Classification decision rules (aka hard classification)

Estimating metrics from data¶

A binary classifier $\hat{y}$ was applied to test data and its predictions were compared with the true responses. The following was found.

There were 20 cases where the classifier predicted + and the truth was +.
There were 30 cases where the classifier predicted - and the truth was +.
There were 10 cases where the classifier predicted + and the truth was -.
There were 40 cases where the classifier predicted - and the truth was -.

Given these numbers, estimate $\mathbb{P}\left(Y=+|\hat{y}(X)=+\right)$ and $\mathbb{P}\left(\hat{y}(X)=+|Y=+\right)$

A better classifier¶

We would like to design a method that guesses whether a plant is poison ivy, based on urushiol measurements. Given a measurement $x$ , we have a very accurate estimate of the probability that the plant is poison ivy, $p(\mathrm{poison}|x)$ . Using this estimate we constructed a hard classifier of the form

\hat y(x) = \begin{cases} \mathrm{poison} & \mathrm{if}\ p(\mathrm{poison}|x)>.2 \\ \mathrm{poison} & \mathrm{otherwise} \end{cases}

(3)

In tests, we found the classifier had a false positive rate of 30% ( $\mathbb{P}(\hat y(X)=\mathrm{poison}|Y\neq \mathrm{poison})=0.3$ ) and a true positive rate of 70% ( $\mathbb{P}(\hat y(X)=\mathrm{poison}|Y=\mathrm{poison})=0.7$ ). True or false: in typical situations, it will be very difficult to find a new hard classifier that achieves the same false positive rate (30%) while attaining a substantially higher true positive rate (say, 75%).

Decision boundaries¶

Let $\hat y(x)$ denote a hard classifier. Which is true about the decision boundary of this classifier?

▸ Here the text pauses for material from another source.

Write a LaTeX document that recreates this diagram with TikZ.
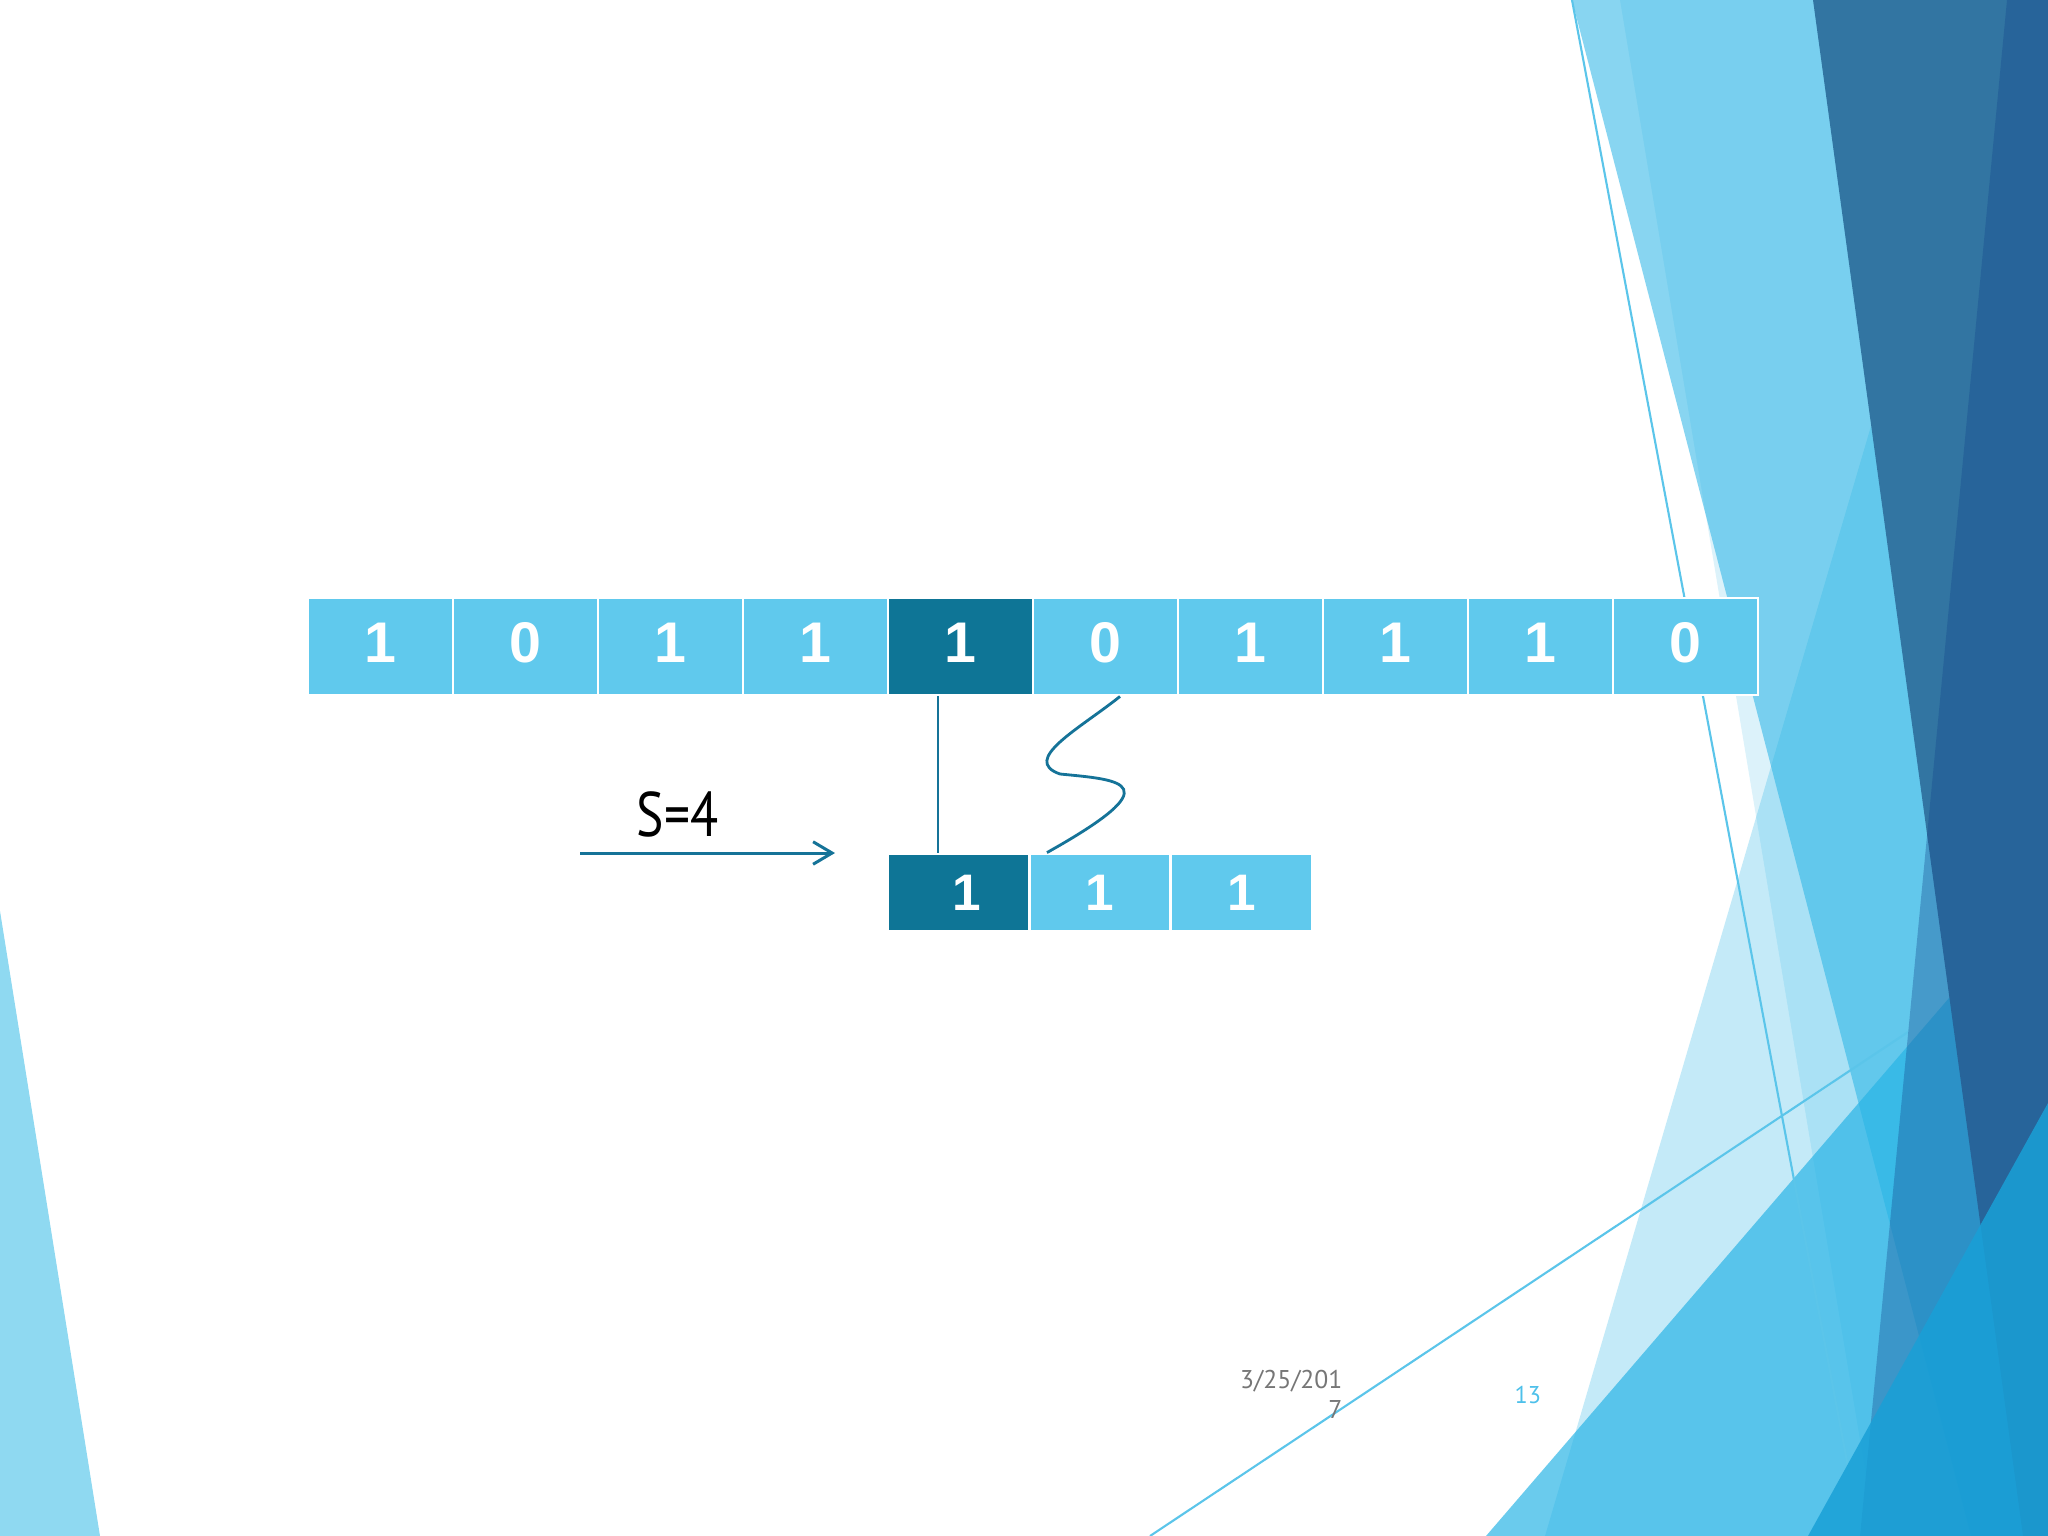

It is not defined; the idea of a “decision boundary” is only well-defined for estimates of the conditional probability.
If $x$ is on the decision boundary, then there are two points $x_1,x_2$ that are very close to $x$ such that $\hat y(x_1)\neq \hat y(x_2)$ .
If $x$ is on the decision boundary, then there is some $\epsilon>0$ such that $\hat y(\tilde x)=\hat y(x)$ for all $\tilde x$ such that $\Vert x -\tilde x\Vert <\epsilon$ .

ROC¶

Let $\hat y(x)$ denote a hard classifier. Given a test dataset, how should we plot an ROC curve for this classifier?

It cannot be plotted from a hard classifier.
Considering all possible thresholds $t$ , compute $\mathbb{P}(\hat y(X)=+|Y=+)/t$ and $\mathbb{P}(\hat y(X)=+|Y=-)/t$ . Plot the values you obtain.
Considering all possible thresholds, compute $\mathbb{P}(\hat y(X)=+|Y=+)/t$ and $\mathbb{P}(Y=+|\hat y(X)=+)/t$ . Plot the values you obtain.